On 2025/01/02 23:40, Dave Martin wrote:
Hi,
On Wed, Dec 25, 2024 at 03:46:44PM +0900, Akihiko Odaki wrote:
NT_PRSTATUS note is also named "CORE". Correct the comment accordingly.
Fixes: 00e19ceec80b ("ELF: Add ELF program property parsing support")
Signed-off-by: Akihiko Odaki <akihiko.odaki@xxxxxxxxxx>
---
include/uapi/linux/elf.h | 4 ++--
1 file changed, 2 insertions(+), 2 deletions(-)
diff --git a/include/uapi/linux/elf.h b/include/uapi/linux/elf.h
index b54b313bcf07..4f00cdca38b2 100644
--- a/include/uapi/linux/elf.h
+++ b/include/uapi/linux/elf.h
@@ -372,8 +372,8 @@ typedef struct elf64_shdr {
* Notes used in ET_CORE. Architectures export some of the arch register sets
* using the corresponding note types via the PTRACE_GETREGSET and
* PTRACE_SETREGSET requests.
- * The note name for these types is "LINUX", except NT_PRFPREG that is named
- * "CORE".
+ * The note name for these types is "LINUX", except NT_PRSTATUS and NT_PRFPREG
+ * that are named "CORE".
*/
#define NT_PRSTATUS 1
#define NT_PRFPREG 2
[...]
This still seems rather confusing. It's not clear which note types are
being referred to in "for these types". I think this statement was
supposed to refer only to the architectural regset notes.
I'm not sure about the original intention, but this comment starts with
"notes used in ET_CORE" so I think it should ideally describe all types
used in ET_CORE.
I guess "CORE" was for generic coredump notes goverened by common
specs, and LINUX was for Linux-specific stuff, but I suspect that this
distinction may have bitrotted.

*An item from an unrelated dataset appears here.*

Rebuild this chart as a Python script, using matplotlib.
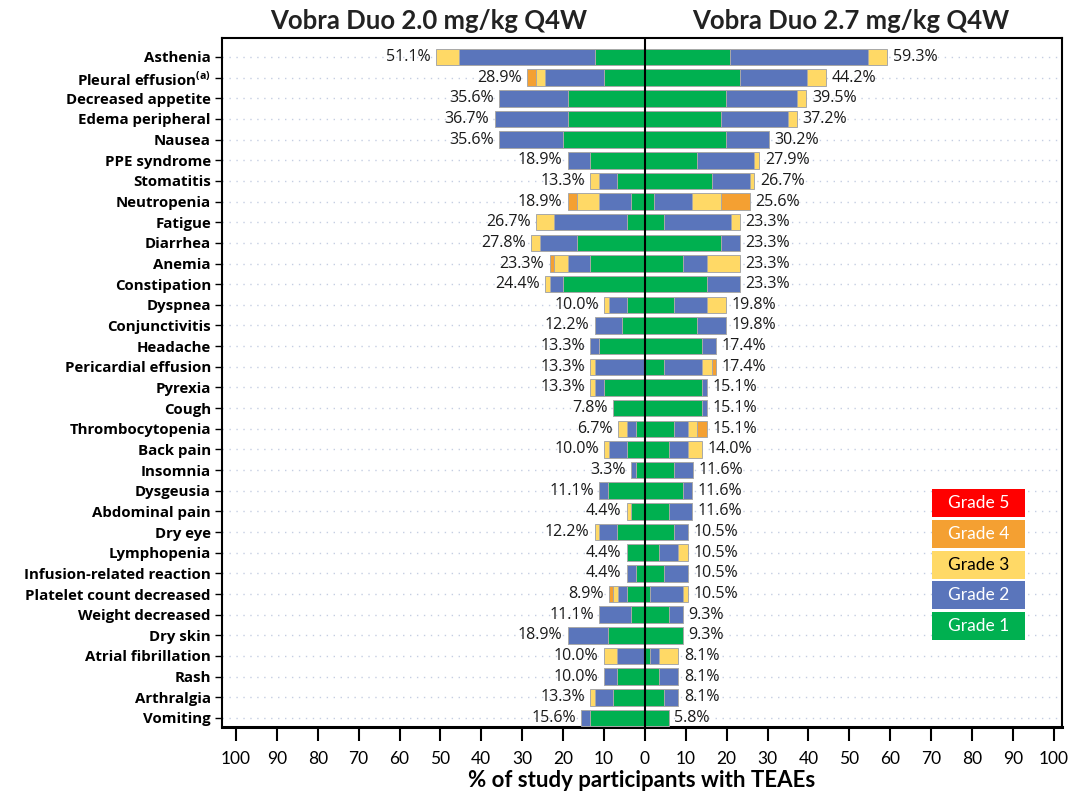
import numpy as np
import matplotlib.pyplot as plt
from matplotlib.patches import Rectangle

# Datos
categories = ["Asthenia", "Pleural effusion$^{\\bf{(a)}}$", "Decreased appetite", "Edema peripheral",
              "Nausea", "PPE syndrome", "Stomatitis", "Neutropenia", "Fatigue", "Diarrhea",
              "Anemia", "Constipation", "Dyspnea", "Conjunctivitis", "Headache",
              "Pericardial effusion", "Pyrexia", "Cough", "Thrombocytopenia", "Back pain",
              "Insomnia", "Dysgeusia", "Abdominal pain", "Dry eye", "Lymphopenia",
              "Infusion-related reaction", "Platelet count decreased", "Weight decreased",
              "Dry skin", "Atrial fibrillation", "Rash", "Arthralgia", "Vomiting"]

# 2.0 mg/kg (lado izquierdo)
left_g1 = [12.2, 10.0, 18.9, 18.9, 20.0, 13.3, 6.7, 3.3, 4.4, 16.7, 13.3, 20.0, 4.4, 5.6, 11.1,
           0, 10.0, 7.8, 2.2, 4.4, 2.2, 8.9, 3.3, 6.7, 4.4, 2.2, 4.4, 3.3, 8.9, 0, 6.7, 7.8, 13.3]
left_g2 = [33.3, 14.4, 16.7, 17.8, 15.6, 5.6, 4.4, 7.8, 17.8, 8.9, 5.6, 3.3, 4.4, 6.7, 2.2,
           12.2, 2.2, 0, 2.2, 4.4, 1.1, 2.2, 0, 4.4, 0, 2.2, 2.2, 7.8, 10.0, 6.7, 3.3, 4.4, 2.2]
left_g3 = [5.6, 2.2, 0, 0, 0, 0, 2.2, 5.6, 4.4, 2.2, 3.3, 1.1, 1.1, 0, 0,
           1.1, 1.1, 0, 2.2, 1.1, 0, 0, 1.1, 1.1, 0, 0, 1.1, 0, 0, 3.3, 0, 1.1, 0]
left_g4 = [0, 2.2, 0, 0, 0, 0, 0, 2.2, 0, 0, 1.1, 0, 0, 0, 0,
           0, 0, 0, 0, 0, 0, 0, 0, 0, 0, 0, 1.1, 0, 0, 0, 0, 0, 0]
left_g5 = [0] * 33
left_total = [51.1, 28.9, 35.6, 36.7, 35.6, 18.9, 13.3, 18.9, 26.7, 27.8, 23.3, 24.4, 10.0, 12.2,
              13.3, 13.3, 13.3, 7.8, 6.7, 10.0, 3.3, 11.1, 4.4, 12.2, 4.4, 4.4, 8.9, 11.1, 18.9,
              10.0, 10.0, 13.3, 15.6]

# 2.7 mg/kg (lado derecho)
right_g1 = [20.9, 23.3, 19.8, 18.6, 19.8, 12.8, 16.3, 2.3, 4.7, 18.6, 9.3, 15.1, 7.0, 12.8, 14.0,
            4.7, 14.0, 14.0, 7.0, 5.8, 7.0, 9.3, 5.8, 7.0, 3.5, 4.7, 1.2, 5.8, 9.3, 1.2, 3.5, 4.7, 5.8]
right_g2 = [33.7, 16.3, 17.4, 16.3, 10.5, 14.0, 9.3, 9.3, 16.3, 4.7, 5.8, 8.1, 8.1, 7.0, 3.5,
            9.3, 1.2, 1.2, 3.5, 4.7, 4.7, 2.3, 5.8, 3.5, 4.7, 5.8, 8.1, 3.5, 0, 2.3, 4.7, 3.5, 0]
right_g3 = [4.7, 4.7, 2.3, 2.3, 0, 1.2, 1.2, 7.0, 2.3, 0, 8.1, 0, 4.7, 0, 0,
            2.3, 0, 0, 2.3, 3.5, 0, 0, 0, 0, 2.3, 0, 1.2, 0, 0, 4.7, 0, 0, 0]
right_g4 = [0, 0, 0, 0, 0, 0, 0, 7.0, 0, 0, 0, 0, 0, 0, 0,
            1.2, 0, 0, 2.3, 0, 0, 0, 0, 0, 0, 0, 0, 0, 0, 0, 0, 0, 0]
right_g5 = [0] * 33
right_total = [59.3, 44.2, 39.5, 37.2, 30.2, 27.9, 26.7, 25.6, 23.3, 23.3, 23.3, 23.3, 19.8, 19.8,
               17.4, 17.4, 15.1, 15.1, 15.1, 14.0, 11.6, 11.6, 11.6, 10.5, 10.5, 10.5, 10.5, 9.3,
               9.3, 8.1, 8.1, 8.1, 5.8]

grade_labels = ["Grade 1", "Grade 2", "Grade 3", "Grade 4", "Grade 5"]
colors = ["#00B050", "#5A75BB", "#FFD966", "#F4A032", "#FF0000"]
x_ticks = list(range(-100, 101, 10))

plt.rcParams['font.family'] = ['Open Sans', 'DejaVu Sans']
plt.rcParams['mathtext.fontset'] = 'custom'
plt.rcParams['mathtext.bf'] = 'Open Sans:bold'

fig = plt.figure(figsize=(10.71, 7.93), dpi=100)
ax = fig.add_axes([0.2073, 0.0832, 0.7843, 0.8689])

y = np.arange(len(categories))
sides = [(-1, [left_g1, left_g2, left_g3, left_g4, left_g5], left_total),
         (1, [right_g1, right_g2, right_g3, right_g4, right_g5], right_total)]

for sign, grades, totals in sides:
    cum = np.zeros(len(categories))
    for vals, col in zip(grades, colors):
        vals = np.array(vals, dtype=float)
        m = vals > 0
        if m.any():
            ax.barh(y[m], sign * vals[m], left=sign * cum[m], height=0.8, color=col,
                    edgecolor='#A8A8A8', linewidth=0.7, zorder=3)
        cum += vals
    for yi, c, t in zip(y, cum, totals):
        ax.annotate(f"{t:.1f}%", (sign * c, yi), xytext=(sign * 4, 0), textcoords='offset points',
                    ha='left' if sign > 0 else 'right', va='center', fontsize=11.5, color='#1a1a1a')

ax.axvline(0, color='black', linewidth=1.5, zorder=5)

ax.set_xlim(-103.4, 102.0)
ax.set_ylim(32.44, -0.92)
ax.set_yticks(y)
ax.set_yticklabels(categories, fontsize=10.8, fontweight='bold')
ax.yaxis.grid(True, linestyle=(0, (1, 4)), color='#C5CEE2', linewidth=1)
ax.set_axisbelow(True)
ax.tick_params(axis='y', length=5, width=1, pad=3)

ax.set_xticks(x_ticks)
ax.set_xticklabels([str(abs(v)) for v in x_ticks], fontsize=12.5,
                   family=['Liberation Sans Narrow', 'Lato', 'DejaVu Sans'])
ax.tick_params(axis='x', length=10, width=1.5, pad=7, direction='out')
ax.set_xlabel('% of study participants with TEAEs', fontsize=16, fontweight='bold',
              family=['Lato', 'DejaVu Sans'], va='center')
ax.xaxis.set_label_coords(0.5, -0.078)

for s in ['top', 'left', 'right']:
    ax.spines[s].set_linewidth(1.5)
ax.spines['bottom'].set_linewidth(2.2)

# Titulos de cada dosis
fig.text(429 / 1071, 1 - 21 / 793, 'Vobra Duo 2.0 mg/kg Q4W', ha='center', va='center',
         fontsize=18.5, fontweight='bold', family=['Lato', 'DejaVu Sans'], color='#222222')
fig.text(851 / 1071, 1 - 21 / 793, 'Vobra Duo 2.7 mg/kg Q4W', ha='center', va='center',
         fontsize=18.5, fontweight='bold', family=['Lato', 'DejaVu Sans'], color='#222222')

# Leyenda con cajas de color
box_tops = [489, 520, 551, 581, 612]
for lab, col, top in zip(grade_labels[::-1], colors[::-1], box_tops):
    fig.patches.append(Rectangle((932 / 1071, 1 - (top + 28) / 793), 93 / 1071, 28 / 793,
                                 transform=fig.transFigure, facecolor=col, edgecolor='none'))
    fig.text(978.5 / 1071, 1 - (top + 14) / 793, lab, ha='center', va='center', fontsize=12.5,
             family=['Lato', 'DejaVu Sans'], color='black' if lab == 'Grade 3' else 'white')

plt.savefig('out.png', dpi=100)
plt.close()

It looks like the ELF specs never
defined the core dump format, so the concept of non-OS-specific
coredump notes may not make much sense.
The ELF specs _do_ explicitly say [1] that the note name must be taken
into account when identifying the type of a note, so the note name for
each kind if note should really be documented explicitly.
Is it worth adding explicit #defines for the note name of each kind
of note, to make the ABI contract explicit?
Maybe so. I don't have a particular idea how such #defines should be
written though as I don't have actual code that may utilize them.